In fact, the easier, livelier tread that’s immediately obvious on switch on is a key indicator to the improvements in the player’s performance. The 861’s bass extension, definition and texture were always exceptional, but even when warmed-up and on song (about 10-days in) it was a little reticent, reluctant to kick up its heels. Well no more; the 581 is a quicker and far livelier sounding player. It’s ability to time notes, define when they start, when they stop and the interval in between, makes music as a whole much more free-flowing, lucid, expressive and really allows a performance to breathe. This has a lot to do with the low-frequencies but that should come as no surprise; so much of music flows from their foundation. But it involves other factors too, not least the blacker background that lets you hear the notes more clearly. Listening to Eliza Gilkyson’s ‘Beauty Way’ the bass has more shape and colour, whether it’s the bottom string counterpoint of the acoustic opening or the insistent impact and easy lope of the drum and bass fill that picks up the track and pushes it forward. Just like the 861, the 581 tracks the even steps of the bass guitar melody, giving each note its distinct pitch, but now they have much more of a groove, a sense of purpose rather than simply filling the space.
Listening to live acoustic recordings, everything from the Du Pre Elgar from Moscow or the Gorecki 3rd Symphony to Jackson Browne and the Wadia makes the volume and boundaries of the venue much more apparent. Audience noise, especially the shouted interjections on JB’s Acoustic Solo Volume 2, have a much more obvious sense of position and distance, while the repetitive strains of the Gorecki’s opening bass phrases have space around and below them, the notes floating properly on their acoustic cushion, the texture of the bowing and the complexity of the stacked harmonics drawing you in. It may seem obtuse to talk about pace when it comes to a symphony with four slow movements, yet the gradual evolution of each, the subtle textural and stylistic differences between them are crucial to the captivating quality of this mesmeric piece. Any lack of rhythmic grasp, any ham-fisted clumsiness or tightness of grip and the illusion collapses. The 581 pulls you in and keeps you there, testament to the natural accuracy of its lowfrequency tonality, flow and weight.

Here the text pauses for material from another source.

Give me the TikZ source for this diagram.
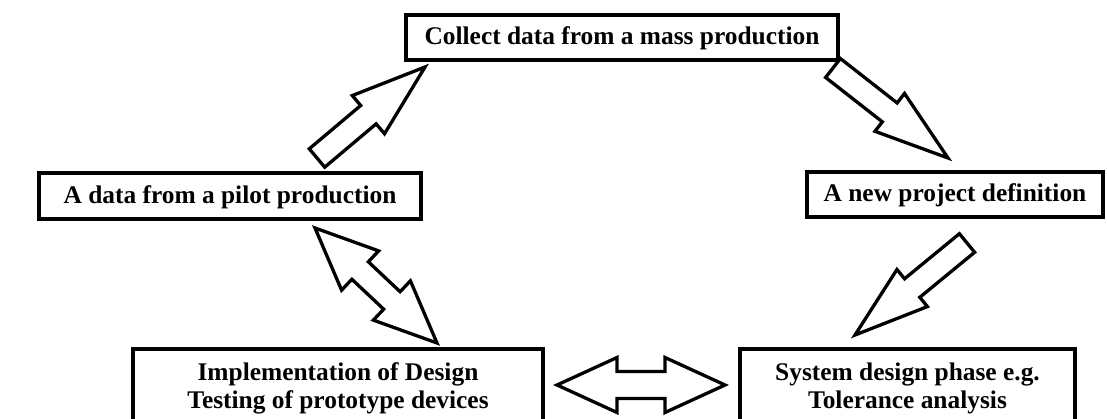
\documentclass[tikz,border=0pt]{standalone}
\usepackage{fontspec}
\setmainfont{Liberation Serif}
\usetikzlibrary{calc}
\tikzset{
  box/.style={draw=black, line width=4pt, fill=white, inner sep=0pt,
    font=\bfseries\fontsize{25.4}{28}\selectfont, align=center},
  onebox/.style={box, text height=20.5pt, text depth=5.5pt},
  blockarrow/.style={draw=black, line width=3.3pt, fill=white,
    line join=miter, miter limit=10},
}
% single block arrow: name, tail, tip, half shaft, half head, head length
\newcommand\BlkArrowOne[6]{%
  \coordinate (#1b) at ($(#3)!#6!(#2)$);
  \draw[blockarrow] ($(#2)!#4!90:(#3)$) -- ($(#1b)!#4!-90:(#2)$)
    -- ($(#1b)!#5!-90:(#2)$) -- (#3) -- ($(#1b)!#5!90:(#2)$)
    -- ($(#1b)!#4!90:(#2)$) -- ($(#2)!#4!-90:(#3)$) -- cycle;
}
% double block arrow: name, end 1, end 2, half shaft, half head, head length
\newcommand\BlkArrowTwo[6]{%
  \coordinate (#1b1) at ($(#2)!#6!(#3)$);
  \coordinate (#1b2) at ($(#3)!#6!(#2)$);
  \draw[blockarrow] (#2) -- ($(#1b1)!#5!90:(#3)$) -- ($(#1b1)!#4!90:(#3)$)
    -- ($(#1b2)!#4!-90:(#2)$) -- ($(#1b2)!#5!-90:(#2)$) -- (#3)
    -- ($(#1b2)!#5!90:(#2)$) -- ($(#1b2)!#4!90:(#2)$)
    -- ($(#1b1)!#4!-90:(#3)$) -- ($(#1b1)!#5!-90:(#3)$) -- cycle;
}
\begin{document}
\begin{tikzpicture}[x=1pt,y=-1pt]
\useasboundingbox (0,0) rectangle (1107,419);
\fill[white] (0,0) rectangle (1107,419);

\node[onebox, minimum width=432pt, minimum height=45pt] (mass) at (622,37.5)
  {Collect data from a mass production};
\node[onebox, minimum width=382pt, minimum height=46pt] (pilot) at (230,196)
  {A data from a pilot production};
\node[onebox, minimum width=296pt, minimum height=45pt] (proj) at (955,194.5)
  {A new project definition};
\node[box, minimum width=410pt, minimum height=78pt] (impl) at (338,388)
  {Implementation of Design\\Testing of prototype devices};
\node[box, minimum width=335pt, minimum height=78pt] (sys) at (907.5,388)
  {System design phase e.g.\\Tolerance analysis};

% arrow end points
\coordinate (a1t) at (317,158);
\coordinate (a1p) at (425,67);
\coordinate (a2t) at (833,68);
\coordinate (a2p) at (948,158);
\coordinate (a3t) at (967,243);
\coordinate (a3p) at (855,335);
\coordinate (a4u) at (315,228);
\coordinate (a4d) at (437,343);
\coordinate (a5l) at (557,385);
\coordinate (a5r) at (725,385);

\BlkArrowOne{pm}{a1t}{a1p}{12pt}{25pt}{74pt}
\BlkArrowOne{mp}{a2t}{a2p}{12pt}{24pt}{74pt}
\BlkArrowOne{ps}{a3t}{a3p}{12pt}{24pt}{74pt}
\BlkArrowTwo{pi}{a4u}{a4d}{12pt}{27pt}{62pt}
\BlkArrowTwo{is}{a5l}{a5r}{13.5pt}{27.5pt}{60pt}
\end{tikzpicture}
\end{document}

Of course, the Gorecki is an SACD, which brings us to another feather in the 581’s cap. The interpolation algorithm developed by Wadia delivers exceptional results from the high-definition discs. SACD isn’t a silver bullet. Just like any other medium, there are good and bad examples. But more discs sound better on the Wadia than any other machine I’ve used. It seems to make the most of their detail and transparency, without ever tipping over into the slightly spotlit, detached quality that can make some of them sound ethereal and unreal. Instead, the tonal and harmonic accuracy of SACD are wed to a sense of purpose, substance and structure that broadens the gap between it and even the best Red Book discs to embarrassing proportions. Direct comparison of discs available on both formats leaves you wondering that there was ever any debate about SACD’s benefits. Eleanor McEvoy’s ‘Love Must Be Tough’ has so much more space, separation and detail on the high-definition format that you wonder if it’s the same recording. But it is the added subtlety and shape to the vocal, those familiar tones render so much more naturally and intimately that makes the song more natural and emotive. There’s greater dynamic range, but greater emotional range too and it’s the latter that’s really important. Meanwhile, an album like The Pixies’ Doolittle which never made a comfortable crossing from LP to silver disc is transformed when the Wadia delivers the SACD. Gone is the CD’s glare and spatial compression, the manic jumble of instruments and screaming vocals. Instead there’s the space and carefully layered production, the energy and controlled edge that made the record so impressive way back when. If SACD has passed you by until now, buying a 581 won’t just open that door, it’ll have it off its hinges. As good as the Wadia is with CD – and it’s very, very good – give it a decent disc and it’s SACD performance is in another league entirely.
But irrespective of format, the this latest Wadia delivers a significant step forward from the already excellent standards of its predecessors. With its effortless dynamics, transparency and smooth high-frequency extension, the expressive ebb and flow it brings to musical performances allows it to stand alongside the latest record players without feeling second best. The 861 was the first CD player that made me want to play silver discs. The 581 has kept pace with the impressive evolution of high-end analogue replay and readily reclaims its benchmark status. Add in the functional flexibility, the ability to play SACD, the potential inherent in the 170i transport and the existence of an enhanced and upgraded version in the shape of the 781 and Wadia are back with a bang. The face might be familiar, but the performance – that’s been elevated to whole new level. Why do I get the feeling that this is only the first chapter of this particular tale?